[Supplied entries start]

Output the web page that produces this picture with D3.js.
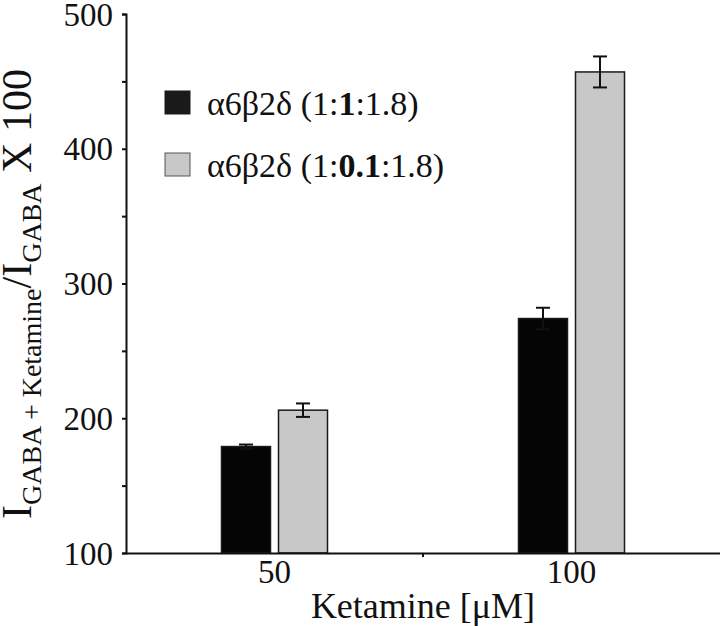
<!DOCTYPE html>
<html>
<head>
<meta charset="utf-8">
<script src="https://cdn.jsdelivr.net/npm/d3@7"></script>
<style>
  body { margin: 0; background: #fff; }
  svg text { font-family: "Liberation Serif", "Times New Roman", Times, serif; fill: #111; }
</style>
</head>
<body>
<div id="chart"></div>
<script>
// chart values
var doses = ["50", "100"];
var seriesNames = ["α6β2δ (1:1:1.8)", "α6β2δ (1:0.1:1.8)"];
var seriesColors = ["#050505", "#c8c8c8"];
var meansRatio1 = [179, 274];
var errsRatio1 = [1.5, 8];
var meansRatio01 = [206, 457];
var errsRatio01 = [5, 11.5];
var yTicks = [100, 200, 300, 400, 500];
var yMinorTicks = [150, 250, 350, 450];

var series = [
    { name: seriesNames[0], color: seriesColors[0], means: meansRatio1, errs: errsRatio1 },
    { name: seriesNames[1], color: seriesColors[1], means: meansRatio01, errs: errsRatio01 }
];

var svg = d3.select("#chart").append("svg").attr("width", 720).attr("height", 626);

var x = d3.scaleBand().domain(doses).range([126, 720]);
var y = d3.scaleLinear().domain([100, 500]).range([553, 14]);

var barW = 49, gap = 8;
function barX(i, s) {
    var c = x(doses[i]) + x.bandwidth() / 2;
    return s === 0 ? c - gap / 2 - barW : c + gap / 2;
}

// bars
series.forEach(function(s, si) {
    var g = svg.append("g");
    g.selectAll("rect")
        .data(s.means)
        .enter().append("rect")
        .attr("x", function(d, i) { return barX(i, si); })
        .attr("y", function(d) { return y(d); })
        .attr("width", barW)
        .attr("height", function(d) { return y(100) - y(d); })
        .attr("fill", s.color)
        .attr("stroke", "#1a1a1a")
        .attr("stroke-width", 1.5);

    // error bars
    var eb = g.selectAll("g.err")
        .data(s.means)
        .enter().append("g").attr("class", "err")
        .attr("stroke", "#111").attr("stroke-width", 2);
    eb.append("line")
        .attr("x1", function(d, i) { return barX(i, si) + barW / 2; })
        .attr("x2", function(d, i) { return barX(i, si) + barW / 2; })
        .attr("y1", function(d, i) { return y(d + s.errs[i]); })
        .attr("y2", function(d, i) { return y(d - s.errs[i]); });
    eb.append("line")
        .attr("x1", function(d, i) { return barX(i, si) + barW / 2 - 7; })
        .attr("x2", function(d, i) { return barX(i, si) + barW / 2 + 7; })
        .attr("y1", function(d, i) { return y(d + s.errs[i]); })
        .attr("y2", function(d, i) { return y(d + s.errs[i]); });
    eb.append("line")
        .attr("x1", function(d, i) { return barX(i, si) + barW / 2 - 7; })
        .attr("x2", function(d, i) { return barX(i, si) + barW / 2 + 7; })
        .attr("y1", function(d, i) { return y(d - s.errs[i]); })
        .attr("y2", function(d, i) { return y(d - s.errs[i]); });
});

// y axis
var yAxis = svg.append("g")
    .attr("transform", "translate(126,0)")
    .call(d3.axisLeft(y).tickValues(yTicks).tickSize(4).tickPadding(9));
svg.append("g")
    .attr("transform", "translate(126,0)")
    .call(d3.axisLeft(y).tickValues(yMinorTicks).tickSize(4).tickFormat(""))
    .select(".domain").remove();

// x axis
var xAxis = svg.append("g")
    .attr("transform", "translate(0,553)")
    .call(d3.axisBottom(x).tickSize(0).tickPadding(7));
xAxis.append("line")
    .attr("x1", x("100")).attr("x2", x("100"))
    .attr("y1", 0).attr("y2", 4)
    .attr("stroke", "#111").attr("stroke-width", 2);

svg.selectAll(".domain").attr("stroke", "#111").attr("stroke-width", 2);
svg.selectAll(".tick line").attr("stroke", "#111").attr("stroke-width", 2);
svg.selectAll(".tick text")
    .style("font-family", '"Liberation Serif", "Times New Roman", Times, serif')
    .style("font-size", "33px").attr("fill", "#111");
yAxis.selectAll(".tick text").attr("dy", "0.34em");
xAxis.selectAll(".tick text").attr("dy", "0.71em");

// x title
svg.append("text")
    .attr("x", 423).attr("y", 618)
    .attr("text-anchor", "middle")
    .style("font-size", "36px")
    .text("Ketamine [μM]");

// y title
var yt = svg.append("text")
    .attr("transform", "translate(31,294) rotate(-90)")
    .attr("text-anchor", "middle")
    .style("font-size", "42px");
yt.append("tspan").text("I");
yt.append("tspan").attr("dy", 10).style("font-size", "28px").text("GABA + Ketamine");
yt.append("tspan").attr("dy", -10).text("/I");
yt.append("tspan").attr("dy", 10).style("font-size", "28px").text("GABA");
yt.append("tspan").attr("dy", -10).text(" X 100");

// legend
var legend = svg.append("g");
series.forEach(function(s, i) {
    var ly = 91 + i * 62;
    legend.append("rect")
        .attr("x", 165).attr("y", ly)
        .attr("width", 25).attr("height", 23)
        .attr("fill", i === 0 ? "#1a1a1a" : s.color)
        .attr("stroke", i === 0 ? "#1a1a1a" : "#555")
        .attr("stroke-width", 1);
    var parts = s.name.match(/^(.*\(1:)([^:]+)(:.*)$/);
    var t = legend.append("text")
        .attr("x", 207).attr("y", ly + 24)
        .style("font-size", "34px");
    t.append("tspan").text(parts[1]);
    t.append("tspan").style("font-weight", "bold").text(parts[2]);
    t.append("tspan").text(parts[3]);
});
</script>
</body>
</html>
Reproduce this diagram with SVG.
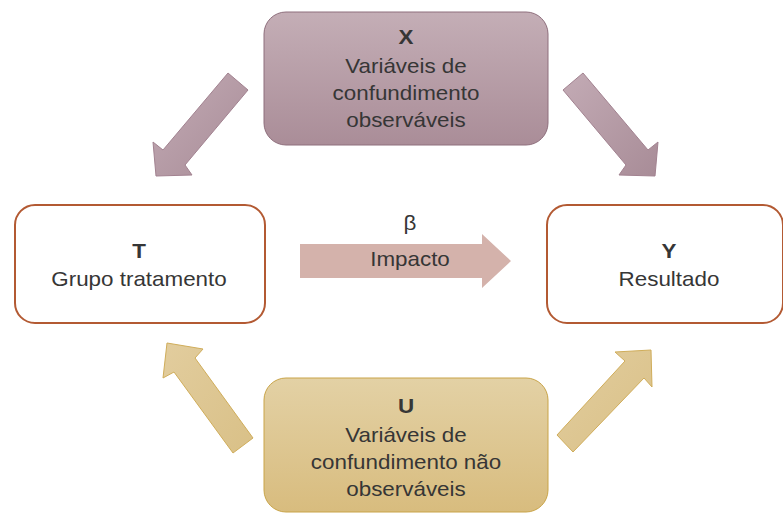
<svg xmlns="http://www.w3.org/2000/svg" width="783" height="513" viewBox="0 0 783 513">
  <defs>
    <linearGradient id="gX" x1="0" y1="0" x2="0" y2="1">
      <stop offset="0" stop-color="#c4aeb6"/>
      <stop offset="1" stop-color="#aa8d98"/>
    </linearGradient>
    <linearGradient id="gXa" x1="0" y1="0" x2="1" y2="1">
      <stop offset="0" stop-color="#c3abb5"/>
      <stop offset="1" stop-color="#a88c97"/>
    </linearGradient>
    <linearGradient id="gU" x1="0" y1="0" x2="0" y2="1">
      <stop offset="0" stop-color="#e3d1a5"/>
      <stop offset="1" stop-color="#d8bc7e"/>
    </linearGradient>
    <linearGradient id="gUa" x1="0" y1="0" x2="1" y2="1">
      <stop offset="0" stop-color="#e2cd9e"/>
      <stop offset="1" stop-color="#d9c087"/>
    </linearGradient>
  </defs>
  <style>
    text { font-family: "Liberation Sans", Arial, sans-serif; font-size: 20px; fill: #363636; text-anchor: middle; }
    .b { font-weight: bold; }
    .plain { fill: #ffffff; stroke: #b35a33; stroke-width: 2; }
    .xbox { fill: url(#gX); stroke: #8e6e7c; stroke-width: 1; }
    .ubox { fill: url(#gU); stroke: #c9a448; stroke-width: 1; }
    .xarr { fill: url(#gXa); stroke: #a28290; stroke-width: 1; }
    .uarr { fill: url(#gUa); stroke: #d0ad5a; stroke-width: 1; }
    .marr { fill: #d4b2ab; }
  </style>

  <g id="connectors">
    <polygon class="xarr" points="228,73 248,90 185,165 192,175 156,176 153,142 163,150"/>
    <polygon class="xarr" points="583,73 563,90 626,165 619,175 655,176 658,142 648,150"/>
    <polygon class="uarr" points="167,343 203,349 195,358 253,438 233,453 174,372 163,378"/>
    <polygon class="uarr" points="651,350 652,387 644,378 573,452 557,435 625,361 615,352"/>
    <g id="impact">
      <polygon class="marr" points="300,244 482,244 482,234 511,261 482,288 482,278 300,278"/>
      <text transform="translate(410 0) scale(1.12 1)" x="0" y="230">β</text>
      <text transform="translate(410 0) scale(1.12 1)" x="0" y="266">Impacto</text>
    </g>
  </g>

  <g id="nodeX">
    <rect class="xbox" x="264" y="12" width="284" height="133" rx="22" ry="22"/>
    <text class="b" transform="translate(406 0) scale(1.12 1)" x="0" y="44">X</text>
    <text transform="translate(406 0) scale(1.12 1)" x="0" y="73">Variáveis de</text>
    <text transform="translate(406 0) scale(1.12 1)" x="0" y="100">confundimento</text>
    <text transform="translate(406 0) scale(1.12 1)" x="0" y="127">observáveis</text>
  </g>

  <g id="nodeT">
    <rect class="plain" x="15" y="205" width="250" height="118" rx="20" ry="20"/>
    <text class="b" transform="translate(139 0) scale(1.12 1)" x="0" y="258">T</text>
    <text transform="translate(139 0) scale(1.12 1)" x="0" y="286">Grupo tratamento</text>
  </g>

  <g id="nodeY">
    <rect class="plain" x="547" y="205" width="236" height="118" rx="20" ry="20"/>
    <text class="b" transform="translate(669 0) scale(1.12 1)" x="0" y="258">Y</text>
    <text transform="translate(669 0) scale(1.12 1)" x="0" y="286">Resultado</text>
  </g>

  <g id="nodeU">
    <rect class="ubox" x="264" y="378" width="284" height="134" rx="22" ry="22"/>
    <text class="b" transform="translate(406 0) scale(1.12 1)" x="0" y="413">U</text>
    <text transform="translate(406 0) scale(1.12 1)" x="0" y="442">Variáveis de</text>
    <text transform="translate(406 0) scale(1.12 1)" x="0" y="469">confundimento não</text>
    <text transform="translate(406 0) scale(1.12 1)" x="0" y="496">observáveis</text>
  </g>
</svg>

[Supplied entries end]

Working from the listing above, pick out every line that has "with" and copy it.

--- Right answer ---
Output the web page that produces this picture with D3.js.
Reproduce this diagram with SVG.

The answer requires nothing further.